Lieut.-Commander Charles H. Rockwell, USN, attached to the ship Jamestown, anchored at Sitka, and a contingent of sailors and Marines had traveled to the new camp in a Navy steam launch, and he had held a couple of meetings with the miners. The new name would cause some confusion because the Post Office Department was already in the process of establishing a post office with the name Harrisburgh. During the next year or so letters often arrived addressed to \"Harrisburgh, also known as Rockwell\" or to \"Rockwell, also known as Harrisburgh.\" The Navy, however, adopted the name Rockwell and, later on, Camp Rockwell.
After a visit to Rockwell at the end of April, Commander Henry Glass of the Jamestown decided that the camp should have a permanent Navy garrison. He picked a site for a camp and in May sent over from Sitka in the mail steamer California a contingent of officers and men under Lieut.-Commander Rockwell, with lumber and other building material, supplies, small arms and a Gatling gun.
The boundaries of the Navy reservation were surveyed, trees were cut down and two buildings were erected. One of them measured 16 by 30 feet, the other 12 by 20 feet, according to a report by Lieut.-Commander Rockwell (the plans on the opposite page are evidently not to exact scale). In addition to the two buildings shown in the photograph on the cover, there was a large tent and a small log cabin. The Navy men moved in on May 31.

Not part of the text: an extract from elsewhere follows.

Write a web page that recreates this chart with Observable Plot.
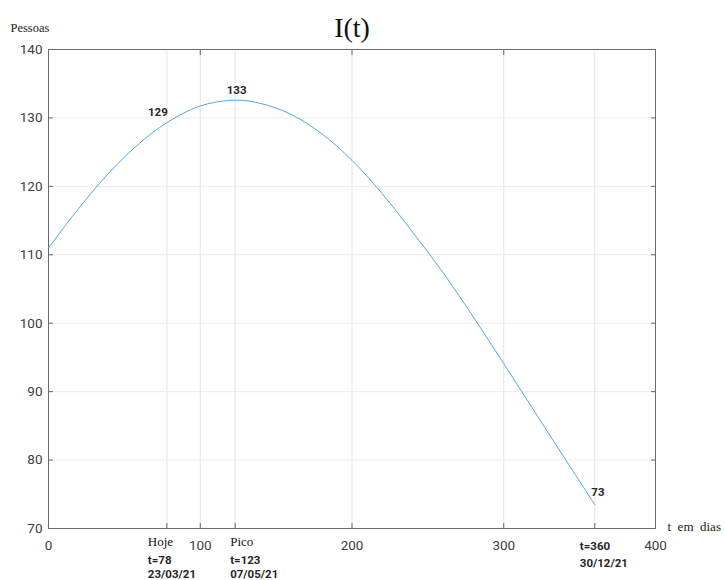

The photograph of Camp Rockwell was taken by Henry H. Brobeck of Walla Walla, Washington. In April 1881 he entered into a contract with the Oregon Railway & Navigation Company, which had the Alaska mail contract. He was to travel to Southeast Alaska on the company steamer and take a series of photographs which were to be used, apparently, for tourist promotion. Brobeck also made some arrangement with the Northwest Trading Company, headquartered in Portland, which had trading posts at Sitka, Killisnoo, Hoonah, Pyramid Harbor and perhaps at other places. In Southeast Alaska he traveled on the company steamer, the Favorite, and took pictures of company trading posts.
The date the picture was taken is not known but it was either in June or early July as Brobeck was back in Walla Walla on July 23. The entire garrison, including the drummer, is probably in the picture, and there are a couple of civilians, a man and a woman.

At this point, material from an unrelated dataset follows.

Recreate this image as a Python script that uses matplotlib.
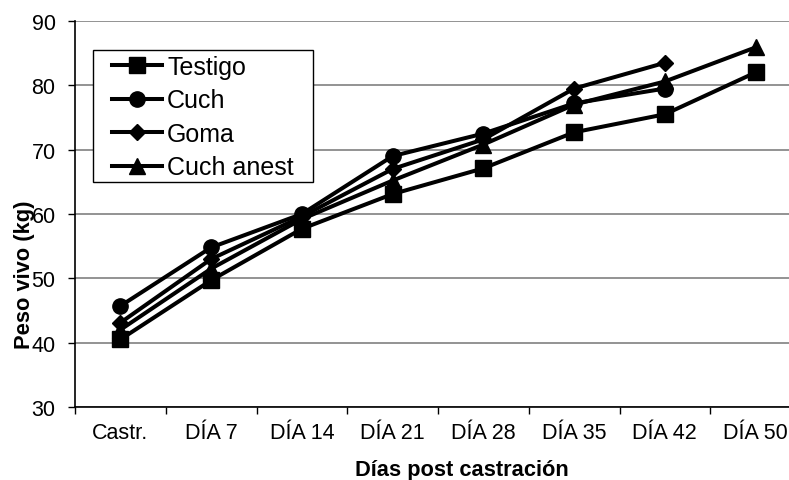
import matplotlib
matplotlib.use("Agg")
import matplotlib.pyplot as plt
from matplotlib.patches import Rectangle
import numpy as np

plt.rcParams['font.family'] = ['Liberation Sans', 'DejaVu Sans']

categories = ['Castr.', 'DÍA 7', 'DÍA 14', 'DÍA 21', 'DÍA 28', 'DÍA 35', 'DÍA 42', 'DÍA 50']
testigo = [40.5, 49.7, 57.7, 63.1, 67.1, 72.7, 75.5, 82.0]
cuch = [45.7, 54.8, 60.0, 69.0, 72.5, 77.2, 79.5]
goma = [43.1, 53.0, 59.6, 67.0, 71.6, 79.5, 83.5]
cuch_anest = [42.0, 51.5, 59.2, 65.2, 70.8, 77.0, 80.6, 85.9]

fig = plt.figure(figsize=(7.89, 4.81), dpi=100)
ax = fig.add_axes([75 / 789, 73 / 481, 726 / 789, 386 / 481])

x = np.arange(len(categories))
lw = 2.9
ax.plot(x, testigo, color='black', lw=lw, marker='s', ms=11, label='Testigo')
ax.plot(x[:len(cuch)], cuch, color='black', lw=lw, marker='o', ms=11, label='Cuch')
ax.plot(x[:len(goma)], goma, color='black', lw=lw, marker='D', ms=8.5, label='Goma')
ax.plot(x, cuch_anest, color='black', lw=lw, marker='^', ms=11, label='Cuch anest')

ax.set_xlim(-0.5, len(categories) - 0.5)
ax.set_ylim(30, 90)
ax.set_yticks(range(30, 91, 10))
ax.yaxis.grid(True, color='#808080', lw=1.2)
ax.set_axisbelow(True)

ax.set_xticks(x)
ax.set_xticklabels(categories, fontsize=15.5)
ax.set_xticks(np.arange(-0.5, len(categories), 1), minor=True)
ax.tick_params(axis='x', which='major', length=0, pad=11)
ax.tick_params(axis='x', which='minor', length=5, width=1, direction='out')
ax.tick_params(axis='y', length=5, width=1, labelsize=15.5, pad=9)

for s in ['top', 'right']:
    ax.spines[s].set_visible(False)
for s in ['left', 'bottom']:
    ax.spines[s].set_linewidth(1.2)

ax.set_xlabel('Días post castración', fontsize=15.75, fontweight='bold')
ax.xaxis.set_label_coords((462 - 75) / 726, (408 - 460) / 386)
ax.set_ylabel('Peso vivo (kg)', fontsize=15.75, fontweight='bold')
ax.yaxis.set_label_coords((35 - 75) / 726, (408 - 275) / 386)

# legend box
box = Rectangle((93 / 789, 1 - 183 / 481), 220 / 789, 132 / 481, transform=fig.transFigure,
                facecolor='white', edgecolor='black', lw=1, zorder=4)
box.set_clip_on(False)
ax.add_artist(box)

leg = ax.legend(loc='upper left', bbox_to_anchor=((112 - 75) / 726, 1 - (56 - 22) / 386),
                fontsize=18, frameon=False, handlelength=2.0, handletextpad=0.2,
                borderpad=0, labelspacing=0.38, borderaxespad=0)
leg.set_zorder(5)

fig.savefig('out.png', dpi=100)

In October Commander Glass in the USS Wachusett visited Rockwell, found all quiet and reduced the garrison to ten Marines. He returned on December 7. On the 14th, at a miners' meeting, it was voted to change the name of the town to Juneau, and the following day Commander Glass took aboard all the men and equipment from Camp Rockwell and declared it closed. The buildings were turned over to the postmaster and the deputy Collector of Customs. The hilltop remained a government reserve.